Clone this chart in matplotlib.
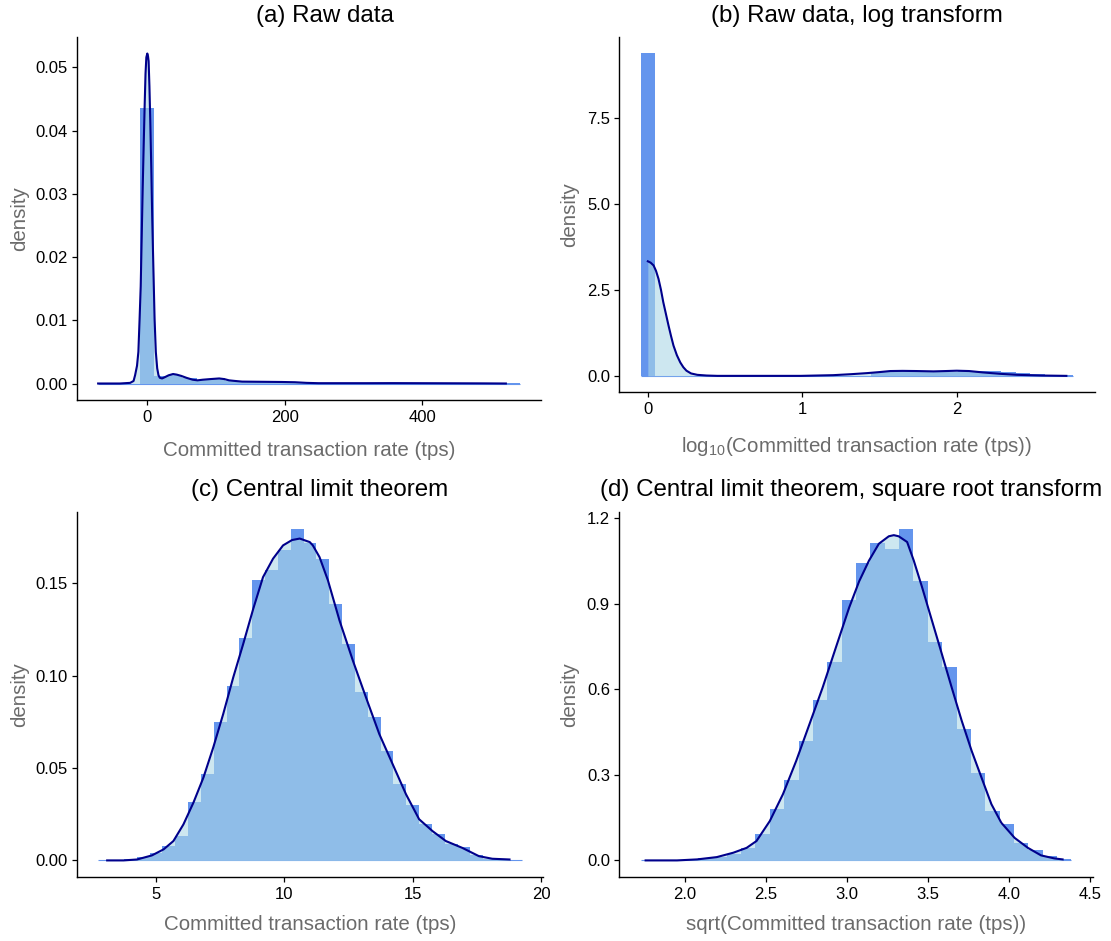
import matplotlib
matplotlib.use('Agg')
import matplotlib.pyplot as plt
import numpy as np

plt.rcParams['font.family'] = ['Liberation Sans', 'DejaVu Sans']
plt.rcParams['mathtext.fontset'] = 'custom'
plt.rcParams['mathtext.rm'] = 'Liberation Sans'

W, H = 1111, 941

# (a) raw data
a_bin_start = -71.65
a_bin_width = 20.47
a_hist = [0, 0, 0, 0.0436, 0.0012, 0.0013, 0.0008, 0.0006, 0.0008, 0.0004,
          0.0003, 0.0002, 0.0002, 0.0001, 0.0001, 0.00005, 0.00005, 0.00005,
          0.00003, 0.00003, 0.00003, 0.00003, 0.00003, 0.00003, 0.00003,
          0.00003, 0.00002, 0.00002, 0.00002, 0.00002]
a_dens_x = [-71.6, -40, -25, -20, -17.8, -15, -13, -11.3, -9.6, -8.2, -6.7,
            -5.2, -3.8, -2.6, -1.4, 0, 1.0, 1.9, 3.1, 4.3, 5.8, 7.2, 8.9,
            10.6, 12.4, 14.4, 16.3, 18.2, 21.5, 25.5, 31, 37.5, 43, 49.5, 57,
            66, 73, 80.7, 92, 104.7, 112, 119, 128, 138, 157, 177, 196, 215,
            232, 249, 285, 321, 357, 393, 430, 460, 490, 522]
a_dens_y = [0, 0, 0.0001, 0.0004, 0.0013, 0.0028, 0.005, 0.010, 0.0154,
            0.023, 0.031, 0.038, 0.0442, 0.049, 0.0516, 0.0522, 0.0518, 0.051,
            0.047, 0.0416, 0.034, 0.026, 0.018, 0.0102, 0.005, 0.0024, 0.0013,
            0.0009, 0.0008, 0.001, 0.0013, 0.0015, 0.0014, 0.0012, 0.0009,
            0.0006, 0.0005, 0.0006, 0.0007, 0.0008, 0.0007, 0.0005, 0.0004,
            0.0003, 0.00028, 0.00026, 0.00024, 0.0002, 0.0001, 0.00005,
            0.00005, 0.00005, 0.00006, 0.00005, 0.00004, 0.00003, 0.00002, 0]

# (b) log transform
b_bin_start = -0.0467
b_bin_width = 0.0934
b_hist = [9.38, 0, 0, 0, 0, 0, 0, 0, 0, 0, 0, 0, 0, 0, 0, 0,
          0.12, 0.13, 0.13, 0.14, 0.13, 0.12, 0.13, 0.14, 0.13, 0.10,
          0.07, 0.05, 0.03, 0.02]
b_dens_x = [0, 0.018, 0.037, 0.053, 0.069, 0.085, 0.10, 0.117, 0.134, 0.15,
            0.166, 0.188, 0.21, 0.23, 0.25, 0.28, 0.32, 0.38, 0.45, 0.7, 0.99,
            1.2, 1.32, 1.42, 1.5, 1.57, 1.65, 1.74, 1.85, 1.93, 2.0, 2.08,
            2.17, 2.28, 2.39, 2.55, 2.71]
b_dens_y = [3.33, 3.29, 3.21, 3.05, 2.82, 2.50, 2.14, 1.80, 1.46, 1.16,
            0.88, 0.60, 0.39, 0.25, 0.15, 0.07, 0.03, 0.01, 0.0, 0.0, 0.0,
            0.02, 0.05, 0.08, 0.11, 0.14, 0.145, 0.14, 0.13, 0.14, 0.15,
            0.14, 0.10, 0.06, 0.03, 0.01, 0.0]

# (c) central limit theorem
c_bin_start = 2.75
c_bin_width = 0.5
c_hist = [0, 0, 0.0005, 0.0018, 0.0041, 0.0078, 0.0132, 0.0317, 0.0467,
          0.0747, 0.0946, 0.1203, 0.1516, 0.1574, 0.1683, 0.1797, 0.1719,
          0.1634, 0.139, 0.1173, 0.0914, 0.0778, 0.0593, 0.0413, 0.030,
          0.0199, 0.0144, 0.0087, 0.0072, 0.0029, 0.0005, 0.0008, 0.0003]
c_dens_x = [3.10, 3.74, 4.26, 4.84, 5.3, 5.68, 6.07, 6.46, 6.85, 7.23, 7.62,
            8.01, 8.40, 8.79, 9.17, 9.56, 9.95, 10.3, 10.6, 10.99, 11.11,
            11.37, 11.70, 12.15, 12.67, 13.18, 13.70, 14.22, 14.74, 15.25,
            15.77, 16.29, 16.93, 17.58, 18.10, 18.77]
c_dens_y = [0, 0, 0.0005, 0.0027, 0.006, 0.0105, 0.0195, 0.0313, 0.0449,
            0.0611, 0.0793, 0.0991, 0.1173, 0.1363, 0.1534, 0.1634, 0.1706,
            0.1735, 0.1743, 0.1724, 0.1706, 0.1643, 0.1516, 0.1299, 0.1082,
            0.0883, 0.0684, 0.0521, 0.0358, 0.0223, 0.0159, 0.0105, 0.0068,
            0.0023, 0.0009, 0.0005]

# (d) square root transform
d_bin_start = 1.7277
d_bin_width = 0.0886
d_hist = [0.001, 0, 0, 0.003, 0.007, 0.0116, 0.023, 0.044, 0.0934, 0.179,
          0.281, 0.419, 0.563, 0.697, 0.914, 1.042, 1.113, 1.090, 1.163,
          0.981, 0.764, 0.679, 0.460, 0.308, 0.173, 0.129, 0.062, 0.036,
          0.015, 0.0035]
d_dens_x = [1.759, 1.953, 2.076, 2.198, 2.30, 2.382, 2.443, 2.525, 2.606,
            2.688, 2.770, 2.851, 2.933, 3.015, 3.076, 3.137, 3.198, 3.259,
            3.290, 3.320, 3.372, 3.413, 3.464, 3.525, 3.586, 3.647, 3.709,
            3.770, 3.831, 3.892, 3.953, 4.035, 4.117, 4.198, 4.280, 4.331]
d_dens_y = [0, 0, 0.0035, 0.0116, 0.027, 0.044, 0.068, 0.138, 0.232, 0.349,
            0.478, 0.606, 0.747, 0.887, 0.978, 1.051, 1.110, 1.136, 1.140,
            1.136, 1.116, 1.051, 0.958, 0.841, 0.724, 0.606, 0.489, 0.384,
            0.290, 0.197, 0.132, 0.079, 0.044, 0.0176, 0.007, 0.0035]

xlab = 'Committed transaction rate (tps)'
panels = [
    dict(box=(77, 37, 541, 400), start=a_bin_start, width=a_bin_width,
         hist=a_hist, dx=a_dens_x, dy=a_dens_y,
         xticks=[0, 200, 400], xfmt='%d',
         yticks=[0, 0.01, 0.02, 0.03, 0.04, 0.05], yfmt='%.2f',
         title='(a) Raw data', tpos=(325, 16),
         xlabel=xlab, xlpos=(309, 451)),
    dict(box=(619, 37, 1095, 392), start=b_bin_start, width=b_bin_width,
         hist=b_hist, dx=b_dens_x, dy=b_dens_y,
         xticks=[0, 1, 2], xfmt='%d',
         yticks=[0, 2.5, 5.0, 7.5], yfmt='%.1f',
         title='(b) Raw data, log transform', tpos=(857, 16),
         xlabel=r'log$_{\mathregular{10}}$(Committed transaction rate (tps))',
         xlpos=(857, 447)),
    dict(box=(77, 512, 543, 877), start=c_bin_start, width=c_bin_width,
         hist=c_hist, dx=c_dens_x, dy=c_dens_y,
         xticks=[5, 10, 15, 20], xfmt='%d',
         yticks=[0, 0.05, 0.10, 0.15], yfmt='%.2f',
         title='(c) Central limit theorem', tpos=(320, 490),
         xlabel=xlab, xlpos=(310, 924)),
    dict(box=(619, 512, 1093, 877), start=d_bin_start, width=d_bin_width,
         hist=d_hist, dx=d_dens_x, dy=d_dens_y,
         xticks=[2.0, 2.5, 3.0, 3.5, 4.0, 4.5], xfmt='%.1f',
         yticks=[0, 0.3, 0.6, 0.9, 1.2], yfmt='%.1f',
         title='(d) Central limit theorem, square root transform',
         tpos=(851, 490),
         xlabel='sqrt(Committed transaction rate (tps))', xlpos=(856, 924)),
]

fig = plt.figure(figsize=(W / 100, H / 100), dpi=100)

for p in panels:
    x0, y0, x1, y1 = p['box']
    ax = fig.add_axes([x0 / W, 1 - y1 / H, (x1 - x0) / W, (y1 - y0) / H])
    n = len(p['hist'])
    edges = p['start'] + p['width'] * np.arange(n + 1)
    ax.bar(edges[:-1], p['hist'], width=p['width'], align='edge',
           color='#6495ED', linewidth=0, zorder=1)
    ax.hlines(0, edges[0], edges[-1], color='#6495ED', lw=0.8, zorder=1)
    ax.fill_between(p['dx'], p['dy'], 0, color='#ADD8E6', alpha=0.6,
                    linewidth=0, zorder=2)
    ax.plot(p['dx'], p['dy'], color='#00008B', lw=1.5, zorder=3,
            solid_joinstyle='round')

    xmin = min(edges[0], p['dx'][0])
    xmax = max(edges[-1], p['dx'][-1])
    ymax = max(max(p['hist']), max(p['dy']))
    ax.set_xlim(xmin - 0.05 * (xmax - xmin), xmax + 0.05 * (xmax - xmin))
    ax.set_ylim(-0.05 * ymax, 1.05 * ymax)

    ax.set_xticks(p['xticks'])
    ax.set_xticklabels([p['xfmt'] % v for v in p['xticks']])
    ax.set_yticks(p['yticks'])
    ax.set_yticklabels([p['yfmt'] % v for v in p['yticks']])
    ax.tick_params(length=3.5, width=0.9, labelsize=12, pad=3, colors='black')
    ax.tick_params(axis='x', pad=4)
    for s in ['top', 'right']:
        ax.spines[s].set_visible(False)
    for s in ['left', 'bottom']:
        ax.spines[s].set_linewidth(1.0)
        ax.spines[s].set_color('black')

    fig.text(p['tpos'][0] / W, 1 - p['tpos'][1] / H, p['title'],
             ha='center', va='center', fontsize=17.4, color='black')
    fig.text(p['xlpos'][0] / W, 1 - p['xlpos'][1] / H, p['xlabel'],
             ha='center', va='center', fontsize=14.8, color='#6b6b6b')
    ylx = 20 if x0 < 300 else 570
    fig.text(ylx / W, 1 - ((y0 + y1) / 2) / H, 'density', rotation=90,
             ha='center', va='center', fontsize=14.8, color='#6b6b6b')

fig.savefig('out.png', dpi=100)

———

● **OBJECTIVE**
Your task is to restate word for word the lines from the top of the data to the line containing "W, H = 1111, 941", both ends included, with every picture left out.

● **EXPECTED ANSWER**
Clone this chart in matplotlib.
import matplotlib
matplotlib.use('Agg')
import matplotlib.pyplot as plt
import numpy as np

plt.rcParams['font.family'] = ['Liberation Sans', 'DejaVu Sans']
plt.rcParams['mathtext.fontset'] = 'custom'
plt.rcParams['mathtext.rm'] = 'Liberation Sans'

W, H = 1111, 941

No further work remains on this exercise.